Let me say that again... HARDWARE.....OR...


RE: challenging a quote
By Pirks on 10/6/2010 6:27:44 PM , Rating: 2
quote:
This is subjective to the extent that the opinions are of people who overpaid for their devices
Yea, next thing you say is that cheapo goods are actually better because they cost less, used cars are better than new cars and so on. And when I ask why owners of the new expensive cars are more satisfied than the owners of the old rusty cheapo cars you will start singing the same song about rich people being duped into buying overpriced new car crap, after all who'd buy an OVERPRICED new car when you can get NOT OVERPRICED used rusty beater for MUCH LESS, right?
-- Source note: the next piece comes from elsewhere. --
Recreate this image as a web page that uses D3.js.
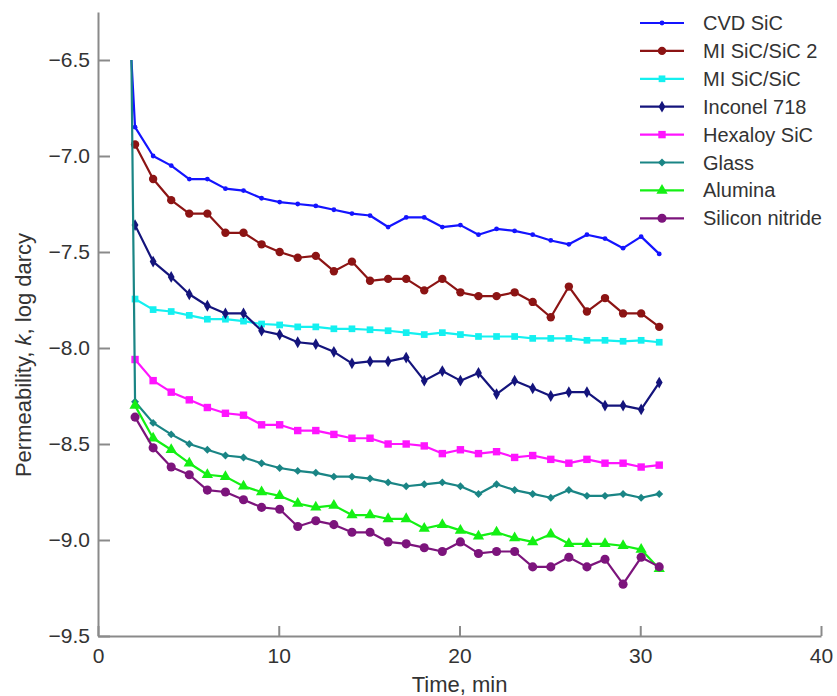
<!DOCTYPE html>
<html>
<head>
    <meta charset="utf-8">
    <title>Permeability vs time</title>
    <style>
        body { margin: 0; background: #fff; }
        svg { display: block; font-family: "Liberation Sans", Arial, sans-serif; }
        .axis path, .axis line { stroke: #8a8a8a; stroke-width: 2px; }
        .axis text { font-size: 21px; fill: #333; }
        .title { font-size: 22px; fill: #333; }
        .legend text { font-size: 20px; fill: #333; }
        .series { fill: none; stroke-width: 2.2px; stroke-linejoin: round; }
    </style>
    <script src="https://d3js.org/d3.v7.min.js"></script>
</head>
<body>
    <svg width="837" height="696"></svg>
    <script>
        // time of each reading (min)
        const times = [2.05, 3.05, 4.05, 5.05, 6.05, 7.05, 8.05, 9.05, 10.05, 11.05,
                       12.05, 13.05, 14.05, 15.05, 16.05, 17.05, 18.05, 19.05, 20.05, 21.05,
                       22.05, 23.05, 24.05, 25.05, 26.05, 27.05, 28.05, 29.05, 30.05, 31.05];

        // initial reading before the first drop (only some runs logged it)
        const spikeTime = 1.85;
        const spikeValue = -6.5;

        const cvdSiC = [-6.85, -7.00, -7.05, -7.12, -7.12, -7.17, -7.18, -7.22, -7.24, -7.25,
                        -7.26, -7.28, -7.30, -7.31, -7.37, -7.32, -7.32, -7.37, -7.36, -7.41,
                        -7.38, -7.39, -7.41, -7.44, -7.46, -7.41, -7.43, -7.48, -7.42, -7.51];
        const miSiC2 = [-6.94, -7.12, -7.23, -7.30, -7.30, -7.40, -7.40, -7.46, -7.50, -7.53,
                        -7.52, -7.60, -7.55, -7.65, -7.64, -7.64, -7.70, -7.64, -7.71, -7.73,
                        -7.73, -7.71, -7.76, -7.84, -7.68, -7.81, -7.74, -7.82, -7.82, -7.89];
        const miSiC = [-7.745, -7.80, -7.81, -7.83, -7.85, -7.85, -7.86, -7.875, -7.88, -7.89,
                       -7.89, -7.90, -7.90, -7.905, -7.91, -7.92, -7.93, -7.92, -7.93, -7.94,
                       -7.94, -7.94, -7.95, -7.95, -7.95, -7.96, -7.96, -7.965, -7.96, -7.97];
        const inconel = [-7.36, -7.55, -7.63, -7.72, -7.78, -7.82, -7.82, -7.91, -7.93, -7.97,
                         -7.98, -8.02, -8.08, -8.07, -8.07, -8.05, -8.17, -8.12, -8.17, -8.13,
                         -8.24, -8.17, -8.21, -8.25, -8.23, -8.23, -8.30, -8.30, -8.32, -8.18];
        const hexaloy = [-8.06, -8.17, -8.23, -8.27, -8.31, -8.34, -8.35, -8.40, -8.40, -8.43,
                         -8.43, -8.45, -8.47, -8.47, -8.50, -8.50, -8.51, -8.55, -8.53, -8.55,
                         -8.54, -8.57, -8.56, -8.58, -8.60, -8.58, -8.60, -8.60, -8.62, -8.61];
        const glass = [-8.28, -8.39, -8.45, -8.50, -8.53, -8.56, -8.57, -8.60, -8.625, -8.64,
                       -8.65, -8.67, -8.67, -8.68, -8.70, -8.72, -8.71, -8.70, -8.72, -8.76,
                       -8.71, -8.74, -8.76, -8.78, -8.74, -8.77, -8.77, -8.76, -8.78, -8.76];
        const alumina = [-8.30, -8.47, -8.53, -8.60, -8.66, -8.67, -8.72, -8.75, -8.77, -8.81,
                         -8.83, -8.82, -8.87, -8.87, -8.89, -8.89, -8.94, -8.92, -8.95, -8.98,
                         -8.96, -8.99, -9.01, -8.97, -9.02, -9.02, -9.02, -9.03, -9.05, -9.15];
        const siNitride = [-8.36, -8.52, -8.62, -8.66, -8.74, -8.75, -8.79, -8.83, -8.84, -8.93,
                           -8.90, -8.92, -8.96, -8.96, -9.01, -9.02, -9.04, -9.06, -9.01, -9.07,
                           -9.06, -9.06, -9.14, -9.14, -9.09, -9.14, -9.10, -9.23, -9.09, -9.14];

        const xTicks = [0, 10, 20, 30, 40];
        const yTicks = [-6.5, -7.0, -7.5, -8.0, -8.5, -9.0, -9.5];

        const series = [
            { name: "CVD SiC",         values: cvdSiC,    color: "#1414ff", symbol: d3.symbolCircle,   size: 18, spike: true },
            { name: "MI SiC/SiC 2",    values: miSiC2,    color: "#8c1414", symbol: d3.symbolCircle,   size: 55 },
            { name: "MI SiC/SiC",      values: miSiC,     color: "#14f0f0", symbol: d3.symbolSquare,   size: 45 },
            { name: "Inconel 718",     values: inconel,   color: "#14147c", symbol: d3.symbolDiamond,  size: 40 },
            { name: "Hexaloy SiC",     values: hexaloy,   color: "#ff14ff", symbol: d3.symbolSquare,   size: 55 },
            { name: "Glass",           values: glass,     color: "#1a8585", symbol: d3.symbolDiamond2, size: 40, spike: true },
            { name: "Alumina",         values: alumina,   color: "#14f014", symbol: d3.symbolTriangle, size: 55 },
            { name: "Silicon nitride", values: siNitride, color: "#7c147c", symbol: d3.symbolCircle,   size: 65 }
        ];

        const svg = d3.select("svg");

        const x = d3.scaleLinear().domain([0, 40]).range([98, 821]);
        const y = d3.scaleLinear().domain([-9.5, -6.25]).range([636, 12]);

        // axes, ticks pointing inward
        svg.append("g")
            .attr("class", "axis")
            .attr("transform", "translate(0,636)")
            .call(d3.axisBottom(x).tickValues(xTicks).tickSize(-10).tickSizeOuter(0).tickPadding(12))
            .call(g => g.selectAll("text").attr("dy", "0.71em"));

        svg.append("g")
            .attr("class", "axis")
            .attr("transform", "translate(98,0)")
            .call(d3.axisLeft(y).tickValues(yTicks).tickFormat(d3.format(".1f")).tickSize(-12).tickSizeOuter(0).tickPadding(8));

        svg.selectAll(".axis text").attr("font-family", "Liberation Sans, Arial, sans-serif");

        // axis titles
        svg.append("text")
            .attr("class", "title")
            .attr("x", x(20))
            .attr("y", 692)
            .attr("text-anchor", "middle")
            .text("Time, min");

        const yTitle = svg.append("text")
            .attr("class", "title")
            .attr("transform", "translate(31,355) rotate(-90)")
            .attr("text-anchor", "middle");
        yTitle.append("tspan").text("Permeability, ");
        yTitle.append("tspan").attr("font-style", "italic").text("k");
        yTitle.append("tspan").text(", log darcy");

        // lines
        const line = d3.line().x(d => x(d[0])).y(d => y(d[1]));

        series.forEach(s => {
            const pts = times.map((t, i) => [t, s.values[i]]);
            const linePts = s.spike ? [[spikeTime, spikeValue]].concat(pts) : pts;

            svg.append("path")
                .attr("class", "series")
                .attr("stroke", s.color)
                .attr("d", line(linePts));

            svg.append("g")
                .selectAll("path")
                .data(pts)
                .enter()
                .append("path")
                .attr("transform", d => `translate(${x(d[0])},${y(d[1])})`)
                .attr("d", d3.symbol().type(s.symbol).size(s.size))
                .attr("fill", s.color);
        });

        // legend
        const legend = svg.append("g").attr("class", "legend");
        series.forEach((s, i) => {
            const ly = 23 + i * 27.9;
            legend.append("line")
                .attr("x1", 640).attr("x2", 684)
                .attr("y1", ly).attr("y2", ly)
                .attr("stroke", s.color)
                .attr("stroke-width", 2.2);
            legend.append("path")
                .attr("transform", `translate(662,${ly})`)
                .attr("d", d3.symbol().type(s.symbol).size(s.size))
                .attr("fill", s.color);
            legend.append("text")
                .attr("x", 703)
                .attr("y", ly)
                .attr("dy", "0.35em")
                .text(s.name);
        });
    </script>
</body>
</html>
At this point I guess we have nothing to discuss further.
quote:
I'm not seeing hardware or software reliability
Nice try at switching the subject, you started with "why hardware is better" and now you suddenly singing about "software reliability" and stuff. Who knows what you gonna sing next.


RE: challenging a quote
By xpax on 10/6/2010 5:50:23 PM , Rating: 2
quote:
A normal point of view for a techie but most consumers are not techies, and hence have different priorities, so...

Oh Pirks, you make me wish I had infinite votes to apply to you and your insane ramblings.

What the graphs above illustrate is: you're wrong. People want choice and they want value. I know many non-techies who despise Apple and wouldn't buy an iPhone if it was the only phone available.

Do you honestly think that the numbers above are solely the result of techies buying Android phones? No. They're smart, informed consumers who are tired of pointlessly padding Apple's bottom line so they can have more flexibility and choice stripped away from them. They're tired of being told stupid, absurd things like "you're holding it wrong."


RE: challenging a quote
By Pirks on 10/6/2010 6:11:07 PM , Rating: 2
What graphs and numbers are you talking about? The post you replied to has neither.